» Set task
Drop every picture. Then return, exactly, the lines from the beginning of the listing below through the one containing "import numpy as np".
===
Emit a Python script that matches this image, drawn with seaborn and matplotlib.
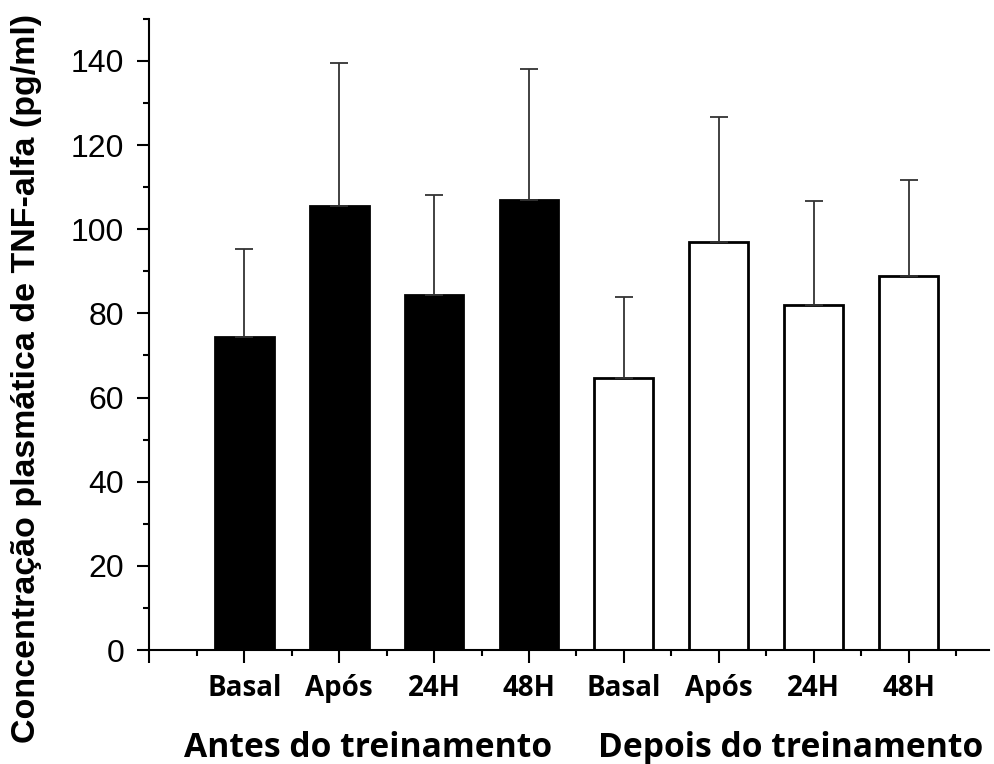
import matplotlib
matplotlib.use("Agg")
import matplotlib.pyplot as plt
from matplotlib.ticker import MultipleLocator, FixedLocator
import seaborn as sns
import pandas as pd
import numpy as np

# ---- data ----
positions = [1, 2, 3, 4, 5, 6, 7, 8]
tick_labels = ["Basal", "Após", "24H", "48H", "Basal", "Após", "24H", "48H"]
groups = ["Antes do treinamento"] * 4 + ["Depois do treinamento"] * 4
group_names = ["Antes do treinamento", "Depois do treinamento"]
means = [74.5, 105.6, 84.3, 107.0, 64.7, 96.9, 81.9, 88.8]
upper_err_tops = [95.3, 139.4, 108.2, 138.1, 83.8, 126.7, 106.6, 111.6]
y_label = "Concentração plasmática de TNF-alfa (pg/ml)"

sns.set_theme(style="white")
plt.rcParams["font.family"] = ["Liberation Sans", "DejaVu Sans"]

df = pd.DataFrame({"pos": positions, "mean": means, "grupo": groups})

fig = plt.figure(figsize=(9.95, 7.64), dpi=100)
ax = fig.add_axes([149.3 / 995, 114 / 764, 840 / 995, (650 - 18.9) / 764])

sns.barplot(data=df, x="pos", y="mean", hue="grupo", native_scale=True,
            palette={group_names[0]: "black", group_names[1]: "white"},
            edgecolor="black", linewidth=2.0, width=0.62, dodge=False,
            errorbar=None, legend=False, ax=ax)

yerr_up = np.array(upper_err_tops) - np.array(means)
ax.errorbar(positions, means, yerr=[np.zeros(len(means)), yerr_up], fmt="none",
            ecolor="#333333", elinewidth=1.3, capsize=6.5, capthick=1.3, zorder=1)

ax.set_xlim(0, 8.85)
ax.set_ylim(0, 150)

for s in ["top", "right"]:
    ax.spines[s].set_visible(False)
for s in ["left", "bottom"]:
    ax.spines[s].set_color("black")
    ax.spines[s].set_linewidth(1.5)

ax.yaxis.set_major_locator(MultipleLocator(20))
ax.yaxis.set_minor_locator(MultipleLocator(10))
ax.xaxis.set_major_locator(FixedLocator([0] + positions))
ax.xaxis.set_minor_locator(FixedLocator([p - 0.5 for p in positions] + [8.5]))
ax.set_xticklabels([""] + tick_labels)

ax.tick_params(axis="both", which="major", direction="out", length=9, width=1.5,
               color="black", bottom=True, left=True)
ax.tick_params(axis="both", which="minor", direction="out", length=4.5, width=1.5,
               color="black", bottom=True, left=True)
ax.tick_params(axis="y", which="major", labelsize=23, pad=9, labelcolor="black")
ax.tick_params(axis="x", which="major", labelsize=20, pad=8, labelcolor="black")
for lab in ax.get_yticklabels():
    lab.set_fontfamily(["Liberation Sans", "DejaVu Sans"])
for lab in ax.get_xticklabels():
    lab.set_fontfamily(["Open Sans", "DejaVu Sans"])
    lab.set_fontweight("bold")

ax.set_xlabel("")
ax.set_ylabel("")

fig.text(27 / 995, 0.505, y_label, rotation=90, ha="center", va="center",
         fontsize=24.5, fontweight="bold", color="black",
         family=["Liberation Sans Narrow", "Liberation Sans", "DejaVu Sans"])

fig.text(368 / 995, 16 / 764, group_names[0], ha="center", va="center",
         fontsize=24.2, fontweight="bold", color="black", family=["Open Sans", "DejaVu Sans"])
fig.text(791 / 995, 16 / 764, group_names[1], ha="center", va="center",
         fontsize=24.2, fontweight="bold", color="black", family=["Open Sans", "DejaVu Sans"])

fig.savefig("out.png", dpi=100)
===
» Solved problem
Emit a Python script that matches this image, drawn with seaborn and matplotlib.
import matplotlib
matplotlib.use("Agg")
import matplotlib.pyplot as plt
from matplotlib.ticker import MultipleLocator, FixedLocator
import seaborn as sns
import pandas as pd
import numpy as np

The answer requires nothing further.